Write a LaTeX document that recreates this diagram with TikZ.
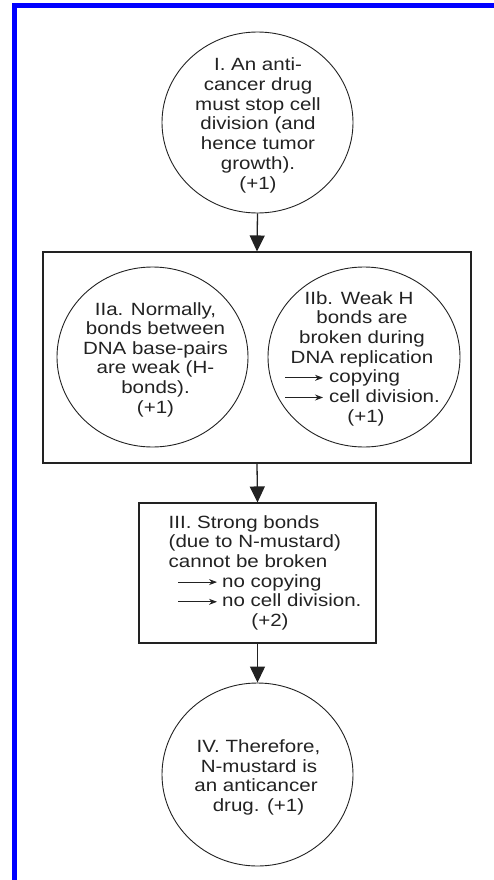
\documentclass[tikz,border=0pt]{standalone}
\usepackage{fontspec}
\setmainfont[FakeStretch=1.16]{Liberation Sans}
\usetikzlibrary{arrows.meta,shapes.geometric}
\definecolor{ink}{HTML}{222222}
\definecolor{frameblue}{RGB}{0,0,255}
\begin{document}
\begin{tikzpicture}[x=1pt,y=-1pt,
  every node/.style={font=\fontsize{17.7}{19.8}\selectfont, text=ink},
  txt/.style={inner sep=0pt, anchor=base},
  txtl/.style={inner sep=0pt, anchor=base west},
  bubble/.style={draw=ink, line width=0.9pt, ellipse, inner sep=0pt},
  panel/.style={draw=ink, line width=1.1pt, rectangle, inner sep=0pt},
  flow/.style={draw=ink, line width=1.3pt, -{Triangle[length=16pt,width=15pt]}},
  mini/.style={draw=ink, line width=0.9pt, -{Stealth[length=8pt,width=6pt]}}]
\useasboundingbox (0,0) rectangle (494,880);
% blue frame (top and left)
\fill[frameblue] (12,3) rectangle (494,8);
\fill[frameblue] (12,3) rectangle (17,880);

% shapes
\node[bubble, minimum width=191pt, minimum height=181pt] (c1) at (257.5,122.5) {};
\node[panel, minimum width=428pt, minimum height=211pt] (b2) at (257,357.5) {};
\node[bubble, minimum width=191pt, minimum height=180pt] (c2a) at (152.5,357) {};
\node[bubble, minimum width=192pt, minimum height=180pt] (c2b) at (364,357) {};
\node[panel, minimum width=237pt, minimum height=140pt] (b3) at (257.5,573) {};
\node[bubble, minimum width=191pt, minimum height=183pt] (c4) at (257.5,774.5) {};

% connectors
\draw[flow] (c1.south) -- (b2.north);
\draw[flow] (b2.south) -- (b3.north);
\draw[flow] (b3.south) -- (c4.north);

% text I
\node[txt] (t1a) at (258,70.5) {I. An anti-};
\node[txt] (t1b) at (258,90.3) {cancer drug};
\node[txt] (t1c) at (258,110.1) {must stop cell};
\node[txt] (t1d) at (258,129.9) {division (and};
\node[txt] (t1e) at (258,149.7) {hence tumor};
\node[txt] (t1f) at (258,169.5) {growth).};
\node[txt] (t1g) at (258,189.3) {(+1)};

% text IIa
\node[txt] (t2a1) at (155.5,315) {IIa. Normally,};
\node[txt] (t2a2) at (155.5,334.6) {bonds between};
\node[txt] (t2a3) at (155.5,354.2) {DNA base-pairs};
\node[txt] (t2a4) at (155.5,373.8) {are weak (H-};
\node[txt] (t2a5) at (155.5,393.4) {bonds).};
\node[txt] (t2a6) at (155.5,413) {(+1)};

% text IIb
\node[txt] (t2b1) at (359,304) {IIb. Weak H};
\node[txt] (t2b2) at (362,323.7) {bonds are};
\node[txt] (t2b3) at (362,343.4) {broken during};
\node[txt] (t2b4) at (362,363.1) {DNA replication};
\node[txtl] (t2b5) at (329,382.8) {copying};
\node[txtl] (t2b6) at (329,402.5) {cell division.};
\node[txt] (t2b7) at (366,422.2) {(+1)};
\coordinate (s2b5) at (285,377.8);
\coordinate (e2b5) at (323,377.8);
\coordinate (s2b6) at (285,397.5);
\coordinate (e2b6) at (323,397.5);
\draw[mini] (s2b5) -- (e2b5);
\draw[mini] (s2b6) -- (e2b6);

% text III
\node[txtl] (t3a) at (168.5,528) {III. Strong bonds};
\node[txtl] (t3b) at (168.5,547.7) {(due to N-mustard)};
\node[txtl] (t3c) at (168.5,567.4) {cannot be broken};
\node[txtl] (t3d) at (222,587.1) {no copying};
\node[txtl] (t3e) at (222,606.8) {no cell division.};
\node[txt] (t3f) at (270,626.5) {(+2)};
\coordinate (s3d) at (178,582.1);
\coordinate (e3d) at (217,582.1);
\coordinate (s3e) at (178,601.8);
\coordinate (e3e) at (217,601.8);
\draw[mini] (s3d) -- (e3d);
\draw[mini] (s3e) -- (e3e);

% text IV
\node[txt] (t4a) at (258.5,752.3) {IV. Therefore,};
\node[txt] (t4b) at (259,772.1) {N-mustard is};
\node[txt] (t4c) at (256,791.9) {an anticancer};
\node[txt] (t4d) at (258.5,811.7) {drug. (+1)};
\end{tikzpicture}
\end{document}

Problem statement: Up to and including the line containing "(t2a6) at (155.5,413)", repeat every line from the start of the data, but none of the pictures.

Finished exercise:
Write a LaTeX document that recreates this diagram with TikZ.
\documentclass[tikz,border=0pt]{standalone}
\usepackage{fontspec}
\setmainfont[FakeStretch=1.16]{Liberation Sans}
\usetikzlibrary{arrows.meta,shapes.geometric}
\definecolor{ink}{HTML}{222222}
\definecolor{frameblue}{RGB}{0,0,255}
\begin{document}
\begin{tikzpicture}[x=1pt,y=-1pt,
  every node/.style={font=\fontsize{17.7}{19.8}\selectfont, text=ink},
  txt/.style={inner sep=0pt, anchor=base},
  txtl/.style={inner sep=0pt, anchor=base west},
  bubble/.style={draw=ink, line width=0.9pt, ellipse, inner sep=0pt},
  panel/.style={draw=ink, line width=1.1pt, rectangle, inner sep=0pt},
  flow/.style={draw=ink, line width=1.3pt, -{Triangle[length=16pt,width=15pt]}},
  mini/.style={draw=ink, line width=0.9pt, -{Stealth[length=8pt,width=6pt]}}]
\useasboundingbox (0,0) rectangle (494,880);
% blue frame (top and left)
\fill[frameblue] (12,3) rectangle (494,8);
\fill[frameblue] (12,3) rectangle (17,880);

% shapes
\node[bubble, minimum width=191pt, minimum height=181pt] (c1) at (257.5,122.5) {};
\node[panel, minimum width=428pt, minimum height=211pt] (b2) at (257,357.5) {};
\node[bubble, minimum width=191pt, minimum height=180pt] (c2a) at (152.5,357) {};
\node[bubble, minimum width=192pt, minimum height=180pt] (c2b) at (364,357) {};
\node[panel, minimum width=237pt, minimum height=140pt] (b3) at (257.5,573) {};
\node[bubble, minimum width=191pt, minimum height=183pt] (c4) at (257.5,774.5) {};

% connectors
\draw[flow] (c1.south) -- (b2.north);
\draw[flow] (b2.south) -- (b3.north);
\draw[flow] (b3.south) -- (c4.north);

% text I
\node[txt] (t1a) at (258,70.5) {I. An anti-};
\node[txt] (t1b) at (258,90.3) {cancer drug};
\node[txt] (t1c) at (258,110.1) {must stop cell};
\node[txt] (t1d) at (258,129.9) {division (and};
\node[txt] (t1e) at (258,149.7) {hence tumor};
\node[txt] (t1f) at (258,169.5) {growth).};
\node[txt] (t1g) at (258,189.3) {(+1)};

% text IIa
\node[txt] (t2a1) at (155.5,315) {IIa. Normally,};
\node[txt] (t2a2) at (155.5,334.6) {bonds between};
\node[txt] (t2a3) at (155.5,354.2) {DNA base-pairs};
\node[txt] (t2a4) at (155.5,373.8) {are weak (H-};
\node[txt] (t2a5) at (155.5,393.4) {bonds).};
\node[txt] (t2a6) at (155.5,413) {(+1)};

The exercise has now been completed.